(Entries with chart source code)
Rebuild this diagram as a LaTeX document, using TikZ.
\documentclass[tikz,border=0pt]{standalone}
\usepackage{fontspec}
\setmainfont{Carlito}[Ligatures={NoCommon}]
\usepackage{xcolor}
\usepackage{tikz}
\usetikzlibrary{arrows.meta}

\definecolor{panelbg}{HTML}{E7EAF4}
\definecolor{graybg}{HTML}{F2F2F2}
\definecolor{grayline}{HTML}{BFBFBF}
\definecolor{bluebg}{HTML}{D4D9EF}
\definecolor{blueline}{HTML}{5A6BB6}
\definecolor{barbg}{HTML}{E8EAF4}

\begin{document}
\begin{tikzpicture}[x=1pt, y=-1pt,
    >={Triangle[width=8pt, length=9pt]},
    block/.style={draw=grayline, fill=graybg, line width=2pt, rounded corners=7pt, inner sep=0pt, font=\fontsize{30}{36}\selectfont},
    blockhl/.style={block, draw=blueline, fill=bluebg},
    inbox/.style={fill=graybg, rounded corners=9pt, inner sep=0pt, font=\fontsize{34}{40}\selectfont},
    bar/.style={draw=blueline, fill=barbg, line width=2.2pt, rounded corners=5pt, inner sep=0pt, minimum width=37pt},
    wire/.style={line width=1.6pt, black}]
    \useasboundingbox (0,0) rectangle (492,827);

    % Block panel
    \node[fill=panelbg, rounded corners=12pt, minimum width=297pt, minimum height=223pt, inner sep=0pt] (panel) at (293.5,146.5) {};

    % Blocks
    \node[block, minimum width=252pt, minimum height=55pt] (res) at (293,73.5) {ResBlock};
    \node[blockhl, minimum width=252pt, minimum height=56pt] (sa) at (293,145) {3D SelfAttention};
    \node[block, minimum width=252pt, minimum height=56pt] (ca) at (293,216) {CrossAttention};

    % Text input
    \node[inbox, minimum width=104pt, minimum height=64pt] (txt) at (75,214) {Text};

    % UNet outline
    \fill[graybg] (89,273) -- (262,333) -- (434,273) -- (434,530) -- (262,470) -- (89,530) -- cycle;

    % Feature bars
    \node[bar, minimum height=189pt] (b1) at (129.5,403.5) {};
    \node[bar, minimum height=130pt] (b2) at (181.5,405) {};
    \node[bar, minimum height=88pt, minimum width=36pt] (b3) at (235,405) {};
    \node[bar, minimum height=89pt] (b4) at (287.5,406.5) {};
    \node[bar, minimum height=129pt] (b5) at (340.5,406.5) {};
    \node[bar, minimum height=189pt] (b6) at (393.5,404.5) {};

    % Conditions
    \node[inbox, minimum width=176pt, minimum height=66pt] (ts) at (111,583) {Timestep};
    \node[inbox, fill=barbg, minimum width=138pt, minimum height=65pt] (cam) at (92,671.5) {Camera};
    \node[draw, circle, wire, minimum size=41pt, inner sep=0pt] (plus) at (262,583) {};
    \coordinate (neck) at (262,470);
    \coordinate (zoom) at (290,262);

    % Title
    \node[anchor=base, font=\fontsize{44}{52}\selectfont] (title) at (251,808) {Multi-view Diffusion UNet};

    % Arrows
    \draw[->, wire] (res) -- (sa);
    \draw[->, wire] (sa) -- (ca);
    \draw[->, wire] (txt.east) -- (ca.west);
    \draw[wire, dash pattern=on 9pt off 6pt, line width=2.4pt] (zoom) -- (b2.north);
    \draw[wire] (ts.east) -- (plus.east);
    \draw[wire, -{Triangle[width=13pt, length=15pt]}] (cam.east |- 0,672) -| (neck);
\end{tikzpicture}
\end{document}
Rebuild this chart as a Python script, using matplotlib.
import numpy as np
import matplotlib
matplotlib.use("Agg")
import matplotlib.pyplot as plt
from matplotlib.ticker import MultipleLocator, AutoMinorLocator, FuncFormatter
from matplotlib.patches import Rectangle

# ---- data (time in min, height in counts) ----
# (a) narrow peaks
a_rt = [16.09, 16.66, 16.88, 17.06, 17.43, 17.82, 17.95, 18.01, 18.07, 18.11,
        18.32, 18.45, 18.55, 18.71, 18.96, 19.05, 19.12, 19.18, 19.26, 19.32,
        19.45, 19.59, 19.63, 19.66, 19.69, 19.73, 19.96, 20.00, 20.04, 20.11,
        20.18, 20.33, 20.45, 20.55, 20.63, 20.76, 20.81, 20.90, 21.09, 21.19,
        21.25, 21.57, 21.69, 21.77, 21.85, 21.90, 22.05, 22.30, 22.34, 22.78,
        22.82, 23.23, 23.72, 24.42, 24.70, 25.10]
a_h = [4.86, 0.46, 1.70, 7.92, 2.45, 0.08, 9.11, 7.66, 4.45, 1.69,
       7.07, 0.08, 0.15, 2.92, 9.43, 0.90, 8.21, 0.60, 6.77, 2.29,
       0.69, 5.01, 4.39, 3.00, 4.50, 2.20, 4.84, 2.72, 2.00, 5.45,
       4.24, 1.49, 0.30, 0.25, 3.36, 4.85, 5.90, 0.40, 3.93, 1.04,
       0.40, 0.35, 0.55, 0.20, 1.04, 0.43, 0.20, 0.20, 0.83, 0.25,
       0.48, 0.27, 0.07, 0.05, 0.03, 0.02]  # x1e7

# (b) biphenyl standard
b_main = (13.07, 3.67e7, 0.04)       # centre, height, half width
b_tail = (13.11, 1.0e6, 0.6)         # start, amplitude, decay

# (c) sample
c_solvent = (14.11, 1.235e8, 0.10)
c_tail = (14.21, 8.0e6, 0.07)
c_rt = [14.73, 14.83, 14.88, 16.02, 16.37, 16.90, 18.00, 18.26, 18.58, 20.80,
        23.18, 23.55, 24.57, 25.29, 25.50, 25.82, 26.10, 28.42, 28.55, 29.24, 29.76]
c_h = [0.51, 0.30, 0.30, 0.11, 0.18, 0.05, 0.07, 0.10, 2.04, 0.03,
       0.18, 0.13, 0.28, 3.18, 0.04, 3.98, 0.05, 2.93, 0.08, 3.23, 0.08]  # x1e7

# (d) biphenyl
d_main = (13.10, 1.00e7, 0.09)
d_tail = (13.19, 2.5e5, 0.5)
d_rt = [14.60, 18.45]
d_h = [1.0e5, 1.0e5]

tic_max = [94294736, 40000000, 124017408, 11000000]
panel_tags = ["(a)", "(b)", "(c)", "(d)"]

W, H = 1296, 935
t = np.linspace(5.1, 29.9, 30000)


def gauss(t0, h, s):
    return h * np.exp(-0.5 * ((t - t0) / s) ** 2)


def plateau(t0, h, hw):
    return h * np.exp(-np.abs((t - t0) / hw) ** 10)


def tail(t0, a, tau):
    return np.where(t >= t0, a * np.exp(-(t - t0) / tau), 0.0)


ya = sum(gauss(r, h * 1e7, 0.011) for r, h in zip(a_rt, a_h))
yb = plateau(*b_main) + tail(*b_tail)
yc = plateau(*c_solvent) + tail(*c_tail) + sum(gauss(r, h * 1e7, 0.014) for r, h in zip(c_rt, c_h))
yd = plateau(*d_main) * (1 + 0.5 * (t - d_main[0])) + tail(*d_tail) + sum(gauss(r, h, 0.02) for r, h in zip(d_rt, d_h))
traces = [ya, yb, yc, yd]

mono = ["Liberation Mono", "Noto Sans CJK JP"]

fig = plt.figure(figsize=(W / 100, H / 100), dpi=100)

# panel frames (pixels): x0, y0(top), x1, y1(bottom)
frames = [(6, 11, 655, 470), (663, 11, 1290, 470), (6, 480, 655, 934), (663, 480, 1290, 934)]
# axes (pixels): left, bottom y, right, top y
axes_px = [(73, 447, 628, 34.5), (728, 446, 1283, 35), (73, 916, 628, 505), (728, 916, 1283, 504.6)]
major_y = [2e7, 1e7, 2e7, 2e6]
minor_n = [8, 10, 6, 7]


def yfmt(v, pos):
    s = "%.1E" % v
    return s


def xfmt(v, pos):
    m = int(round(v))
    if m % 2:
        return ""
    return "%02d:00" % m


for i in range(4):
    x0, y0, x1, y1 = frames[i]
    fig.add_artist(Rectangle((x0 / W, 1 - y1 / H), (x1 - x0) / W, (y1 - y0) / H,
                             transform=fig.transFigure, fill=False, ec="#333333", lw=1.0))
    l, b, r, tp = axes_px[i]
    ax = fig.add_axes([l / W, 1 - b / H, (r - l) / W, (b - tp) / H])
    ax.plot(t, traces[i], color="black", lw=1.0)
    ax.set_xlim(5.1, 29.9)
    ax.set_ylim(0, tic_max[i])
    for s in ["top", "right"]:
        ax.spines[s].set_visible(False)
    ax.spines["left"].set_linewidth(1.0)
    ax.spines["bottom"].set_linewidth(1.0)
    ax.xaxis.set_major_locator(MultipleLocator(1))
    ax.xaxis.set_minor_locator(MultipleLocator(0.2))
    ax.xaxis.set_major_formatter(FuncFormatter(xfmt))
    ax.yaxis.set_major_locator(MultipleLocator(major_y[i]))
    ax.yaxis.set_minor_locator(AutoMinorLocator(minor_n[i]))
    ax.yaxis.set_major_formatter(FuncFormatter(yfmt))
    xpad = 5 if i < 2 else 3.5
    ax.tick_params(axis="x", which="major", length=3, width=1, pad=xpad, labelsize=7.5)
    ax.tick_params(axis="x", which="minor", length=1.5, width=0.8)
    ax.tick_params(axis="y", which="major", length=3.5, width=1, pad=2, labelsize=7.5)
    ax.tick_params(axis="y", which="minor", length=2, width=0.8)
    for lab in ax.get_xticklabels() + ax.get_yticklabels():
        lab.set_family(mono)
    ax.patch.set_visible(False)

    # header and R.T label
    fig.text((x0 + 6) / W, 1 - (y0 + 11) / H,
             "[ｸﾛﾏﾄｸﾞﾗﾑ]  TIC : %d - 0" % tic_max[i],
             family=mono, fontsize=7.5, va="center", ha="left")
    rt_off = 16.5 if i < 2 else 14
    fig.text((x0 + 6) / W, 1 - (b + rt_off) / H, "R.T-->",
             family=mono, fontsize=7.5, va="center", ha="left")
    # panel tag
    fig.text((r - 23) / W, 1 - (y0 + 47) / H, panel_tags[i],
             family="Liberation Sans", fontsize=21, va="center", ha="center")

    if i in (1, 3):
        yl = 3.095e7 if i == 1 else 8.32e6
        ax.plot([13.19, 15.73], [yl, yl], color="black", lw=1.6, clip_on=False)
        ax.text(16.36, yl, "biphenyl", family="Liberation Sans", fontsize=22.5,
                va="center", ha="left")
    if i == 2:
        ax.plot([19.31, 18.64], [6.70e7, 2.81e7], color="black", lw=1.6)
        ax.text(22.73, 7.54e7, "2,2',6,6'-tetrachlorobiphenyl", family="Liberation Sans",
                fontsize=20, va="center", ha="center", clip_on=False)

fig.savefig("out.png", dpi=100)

- Exercise goal -
Print, unaltered, every line from the beginning of the material down to the line with "rounded corners=12pt, minimum".

- Reply -
Rebuild this diagram as a LaTeX document, using TikZ.
\documentclass[tikz,border=0pt]{standalone}
\usepackage{fontspec}
\setmainfont{Carlito}[Ligatures={NoCommon}]
\usepackage{xcolor}
\usepackage{tikz}
\usetikzlibrary{arrows.meta}

\definecolor{panelbg}{HTML}{E7EAF4}
\definecolor{graybg}{HTML}{F2F2F2}
\definecolor{grayline}{HTML}{BFBFBF}
\definecolor{bluebg}{HTML}{D4D9EF}
\definecolor{blueline}{HTML}{5A6BB6}
\definecolor{barbg}{HTML}{E8EAF4}

\begin{document}
\begin{tikzpicture}[x=1pt, y=-1pt,
    >={Triangle[width=8pt, length=9pt]},
    block/.style={draw=grayline, fill=graybg, line width=2pt, rounded corners=7pt, inner sep=0pt, font=\fontsize{30}{36}\selectfont},
    blockhl/.style={block, draw=blueline, fill=bluebg},
    inbox/.style={fill=graybg, rounded corners=9pt, inner sep=0pt, font=\fontsize{34}{40}\selectfont},
    bar/.style={draw=blueline, fill=barbg, line width=2.2pt, rounded corners=5pt, inner sep=0pt, minimum width=37pt},
    wire/.style={line width=1.6pt, black}]
    \useasboundingbox (0,0) rectangle (492,827);

    % Block panel
    \node[fill=panelbg, rounded corners=12pt, minimum width=297pt, minimum height=223pt, inner sep=0pt] (panel) at (293.5,146.5) {};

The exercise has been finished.